| Exercise |
Exactly reproduce all the records, keeping pictures out of the copy.

| Dataset |
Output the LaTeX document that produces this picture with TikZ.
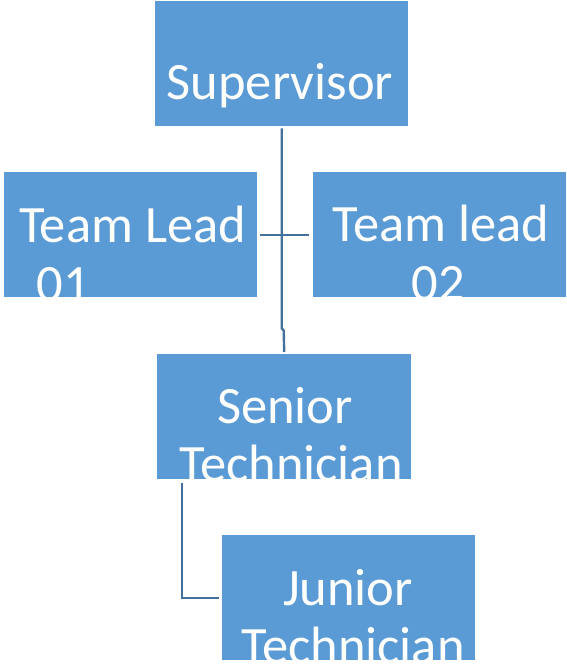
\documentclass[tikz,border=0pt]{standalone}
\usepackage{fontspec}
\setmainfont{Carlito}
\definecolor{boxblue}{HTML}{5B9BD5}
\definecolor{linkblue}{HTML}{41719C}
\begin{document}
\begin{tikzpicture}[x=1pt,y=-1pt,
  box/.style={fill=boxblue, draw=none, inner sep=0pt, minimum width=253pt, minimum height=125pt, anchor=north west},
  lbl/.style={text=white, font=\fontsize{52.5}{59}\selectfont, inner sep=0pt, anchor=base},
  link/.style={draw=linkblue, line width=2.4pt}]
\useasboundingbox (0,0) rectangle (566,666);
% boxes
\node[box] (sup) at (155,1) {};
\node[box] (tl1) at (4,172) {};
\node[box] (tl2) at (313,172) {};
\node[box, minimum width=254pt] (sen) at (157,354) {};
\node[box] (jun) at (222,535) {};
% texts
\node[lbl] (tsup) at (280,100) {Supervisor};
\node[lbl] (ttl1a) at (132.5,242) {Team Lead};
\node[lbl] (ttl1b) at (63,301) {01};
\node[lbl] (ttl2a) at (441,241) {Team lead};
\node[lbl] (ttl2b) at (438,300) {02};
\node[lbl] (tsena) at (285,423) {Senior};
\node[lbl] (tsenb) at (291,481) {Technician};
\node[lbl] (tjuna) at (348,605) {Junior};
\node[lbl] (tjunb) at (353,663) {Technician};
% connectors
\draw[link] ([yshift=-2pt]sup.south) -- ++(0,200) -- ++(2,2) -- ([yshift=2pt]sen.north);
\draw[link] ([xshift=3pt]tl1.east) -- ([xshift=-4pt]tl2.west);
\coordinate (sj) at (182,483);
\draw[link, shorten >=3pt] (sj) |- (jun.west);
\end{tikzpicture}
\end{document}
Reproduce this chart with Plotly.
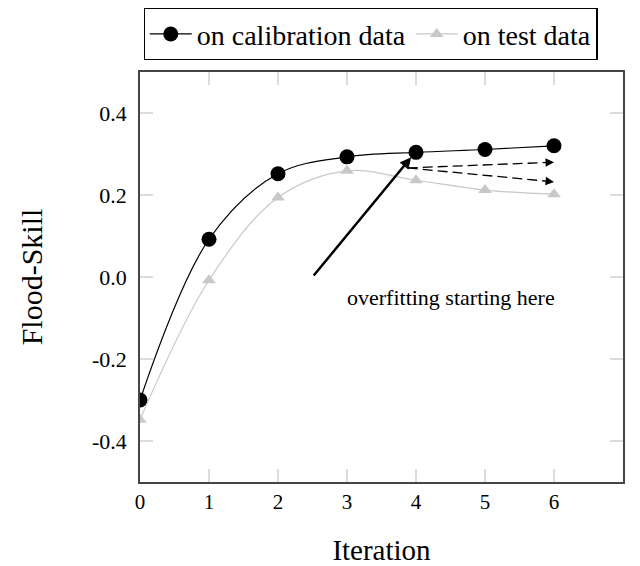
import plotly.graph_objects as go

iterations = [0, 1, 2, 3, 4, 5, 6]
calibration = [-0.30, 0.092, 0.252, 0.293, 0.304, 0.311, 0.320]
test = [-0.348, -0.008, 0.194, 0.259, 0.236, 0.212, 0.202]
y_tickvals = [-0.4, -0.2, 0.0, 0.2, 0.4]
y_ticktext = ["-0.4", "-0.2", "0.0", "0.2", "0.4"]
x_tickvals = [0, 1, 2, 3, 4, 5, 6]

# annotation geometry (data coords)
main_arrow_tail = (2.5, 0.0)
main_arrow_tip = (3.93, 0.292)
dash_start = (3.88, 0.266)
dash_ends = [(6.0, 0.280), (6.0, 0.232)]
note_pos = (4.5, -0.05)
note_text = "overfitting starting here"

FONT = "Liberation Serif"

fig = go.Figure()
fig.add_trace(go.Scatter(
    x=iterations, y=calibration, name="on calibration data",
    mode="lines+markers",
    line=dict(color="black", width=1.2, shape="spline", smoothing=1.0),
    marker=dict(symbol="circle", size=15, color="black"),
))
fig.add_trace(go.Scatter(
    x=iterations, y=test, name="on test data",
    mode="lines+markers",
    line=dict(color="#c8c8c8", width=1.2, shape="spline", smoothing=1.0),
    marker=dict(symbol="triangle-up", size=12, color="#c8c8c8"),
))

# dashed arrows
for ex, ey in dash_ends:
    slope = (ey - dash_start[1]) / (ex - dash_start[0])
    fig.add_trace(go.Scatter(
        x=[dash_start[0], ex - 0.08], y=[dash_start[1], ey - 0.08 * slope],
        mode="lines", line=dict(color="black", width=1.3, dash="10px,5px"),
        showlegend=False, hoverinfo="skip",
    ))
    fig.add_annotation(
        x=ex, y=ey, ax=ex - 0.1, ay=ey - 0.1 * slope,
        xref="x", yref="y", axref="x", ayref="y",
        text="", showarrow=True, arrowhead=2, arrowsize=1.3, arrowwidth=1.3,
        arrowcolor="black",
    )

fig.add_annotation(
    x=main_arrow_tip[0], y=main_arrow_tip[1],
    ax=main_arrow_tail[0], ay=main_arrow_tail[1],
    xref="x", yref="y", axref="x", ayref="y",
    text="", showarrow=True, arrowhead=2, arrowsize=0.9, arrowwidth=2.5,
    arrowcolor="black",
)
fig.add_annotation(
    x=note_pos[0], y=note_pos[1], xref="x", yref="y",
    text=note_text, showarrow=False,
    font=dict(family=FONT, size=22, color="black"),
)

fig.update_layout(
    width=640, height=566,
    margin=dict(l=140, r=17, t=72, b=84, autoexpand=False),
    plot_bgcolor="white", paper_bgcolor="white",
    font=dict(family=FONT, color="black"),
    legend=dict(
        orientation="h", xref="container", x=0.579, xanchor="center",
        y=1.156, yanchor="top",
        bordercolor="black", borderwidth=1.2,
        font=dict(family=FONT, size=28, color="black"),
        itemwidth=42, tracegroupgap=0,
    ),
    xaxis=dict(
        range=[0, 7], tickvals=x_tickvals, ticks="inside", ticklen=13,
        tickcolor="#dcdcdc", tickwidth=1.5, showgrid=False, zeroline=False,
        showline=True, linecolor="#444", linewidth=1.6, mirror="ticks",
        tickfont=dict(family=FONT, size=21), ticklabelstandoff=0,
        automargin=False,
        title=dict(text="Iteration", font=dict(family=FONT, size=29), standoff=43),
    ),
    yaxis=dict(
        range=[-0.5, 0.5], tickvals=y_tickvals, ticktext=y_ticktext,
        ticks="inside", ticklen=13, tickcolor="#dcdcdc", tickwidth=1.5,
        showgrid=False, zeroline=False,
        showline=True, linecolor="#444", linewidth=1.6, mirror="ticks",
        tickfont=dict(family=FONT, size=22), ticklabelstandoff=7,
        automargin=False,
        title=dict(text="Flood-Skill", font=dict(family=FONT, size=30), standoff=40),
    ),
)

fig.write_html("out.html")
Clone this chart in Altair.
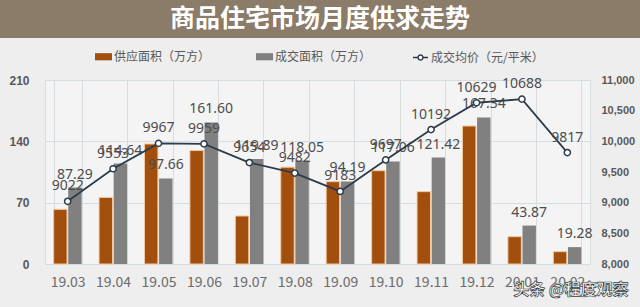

| The solution |
Output the LaTeX document that produces this picture with TikZ.
\documentclass[tikz,border=0pt]{standalone}
\usepackage{fontspec}
\setmainfont{Carlito}
\definecolor{boxblue}{HTML}{5B9BD5}
\definecolor{linkblue}{HTML}{41719C}
\begin{document}
\begin{tikzpicture}[x=1pt,y=-1pt,
  box/.style={fill=boxblue, draw=none, inner sep=0pt, minimum width=253pt, minimum height=125pt, anchor=north west},
  lbl/.style={text=white, font=\fontsize{52.5}{59}\selectfont, inner sep=0pt, anchor=base},
  link/.style={draw=linkblue, line width=2.4pt}]
\useasboundingbox (0,0) rectangle (566,666);
% boxes
\node[box] (sup) at (155,1) {};
\node[box] (tl1) at (4,172) {};
\node[box] (tl2) at (313,172) {};
\node[box, minimum width=254pt] (sen) at (157,354) {};
\node[box] (jun) at (222,535) {};
% texts
\node[lbl] (tsup) at (280,100) {Supervisor};
\node[lbl] (ttl1a) at (132.5,242) {Team Lead};
\node[lbl] (ttl1b) at (63,301) {01};
\node[lbl] (ttl2a) at (441,241) {Team lead};
\node[lbl] (ttl2b) at (438,300) {02};
\node[lbl] (tsena) at (285,423) {Senior};
\node[lbl] (tsenb) at (291,481) {Technician};
\node[lbl] (tjuna) at (348,605) {Junior};
\node[lbl] (tjunb) at (353,663) {Technician};
% connectors
\draw[link] ([yshift=-2pt]sup.south) -- ++(0,200) -- ++(2,2) -- ([yshift=2pt]sen.north);
\draw[link] ([xshift=3pt]tl1.east) -- ([xshift=-4pt]tl2.west);
\coordinate (sj) at (182,483);
\draw[link, shorten >=3pt] (sj) |- (jun.west);
\end{tikzpicture}
\end{document}
Reproduce this chart with Plotly.
import plotly.graph_objects as go

iterations = [0, 1, 2, 3, 4, 5, 6]
calibration = [-0.30, 0.092, 0.252, 0.293, 0.304, 0.311, 0.320]
test = [-0.348, -0.008, 0.194, 0.259, 0.236, 0.212, 0.202]
y_tickvals = [-0.4, -0.2, 0.0, 0.2, 0.4]
y_ticktext = ["-0.4", "-0.2", "0.0", "0.2", "0.4"]
x_tickvals = [0, 1, 2, 3, 4, 5, 6]

# annotation geometry (data coords)
main_arrow_tail = (2.5, 0.0)
main_arrow_tip = (3.93, 0.292)
dash_start = (3.88, 0.266)
dash_ends = [(6.0, 0.280), (6.0, 0.232)]
note_pos = (4.5, -0.05)
note_text = "overfitting starting here"

FONT = "Liberation Serif"

fig = go.Figure()
fig.add_trace(go.Scatter(
    x=iterations, y=calibration, name="on calibration data",
    mode="lines+markers",
    line=dict(color="black", width=1.2, shape="spline", smoothing=1.0),
    marker=dict(symbol="circle", size=15, color="black"),
))
fig.add_trace(go.Scatter(
    x=iterations, y=test, name="on test data",
    mode="lines+markers",
    line=dict(color="#c8c8c8", width=1.2, shape="spline", smoothing=1.0),
    marker=dict(symbol="triangle-up", size=12, color="#c8c8c8"),
))

# dashed arrows
for ex, ey in dash_ends:
    slope = (ey - dash_start[1]) / (ex - dash_start[0])
    fig.add_trace(go.Scatter(
        x=[dash_start[0], ex - 0.08], y=[dash_start[1], ey - 0.08 * slope],
        mode="lines", line=dict(color="black", width=1.3, dash="10px,5px"),
        showlegend=False, hoverinfo="skip",
    ))
    fig.add_annotation(
        x=ex, y=ey, ax=ex - 0.1, ay=ey - 0.1 * slope,
        xref="x", yref="y", axref="x", ayref="y",
        text="", showarrow=True, arrowhead=2, arrowsize=1.3, arrowwidth=1.3,
        arrowcolor="black",
    )

fig.add_annotation(
    x=main_arrow_tip[0], y=main_arrow_tip[1],
    ax=main_arrow_tail[0], ay=main_arrow_tail[1],
    xref="x", yref="y", axref="x", ayref="y",
    text="", showarrow=True, arrowhead=2, arrowsize=0.9, arrowwidth=2.5,
    arrowcolor="black",
)
fig.add_annotation(
    x=note_pos[0], y=note_pos[1], xref="x", yref="y",
    text=note_text, showarrow=False,
    font=dict(family=FONT, size=22, color="black"),
)

fig.update_layout(
    width=640, height=566,
    margin=dict(l=140, r=17, t=72, b=84, autoexpand=False),
    plot_bgcolor="white", paper_bgcolor="white",
    font=dict(family=FONT, color="black"),
    legend=dict(
        orientation="h", xref="container", x=0.579, xanchor="center",
        y=1.156, yanchor="top",
        bordercolor="black", borderwidth=1.2,
        font=dict(family=FONT, size=28, color="black"),
        itemwidth=42, tracegroupgap=0,
    ),
    xaxis=dict(
        range=[0, 7], tickvals=x_tickvals, ticks="inside", ticklen=13,
        tickcolor="#dcdcdc", tickwidth=1.5, showgrid=False, zeroline=False,
        showline=True, linecolor="#444", linewidth=1.6, mirror="ticks",
        tickfont=dict(family=FONT, size=21), ticklabelstandoff=0,
        automargin=False,
        title=dict(text="Iteration", font=dict(family=FONT, size=29), standoff=43),
    ),
    yaxis=dict(
        range=[-0.5, 0.5], tickvals=y_tickvals, ticktext=y_ticktext,
        ticks="inside", ticklen=13, tickcolor="#dcdcdc", tickwidth=1.5,
        showgrid=False, zeroline=False,
        showline=True, linecolor="#444", linewidth=1.6, mirror="ticks",
        tickfont=dict(family=FONT, size=22), ticklabelstandoff=7,
        automargin=False,
        title=dict(text="Flood-Skill", font=dict(family=FONT, size=30), standoff=40),
    ),
)

fig.write_html("out.html")
Clone this chart in Altair.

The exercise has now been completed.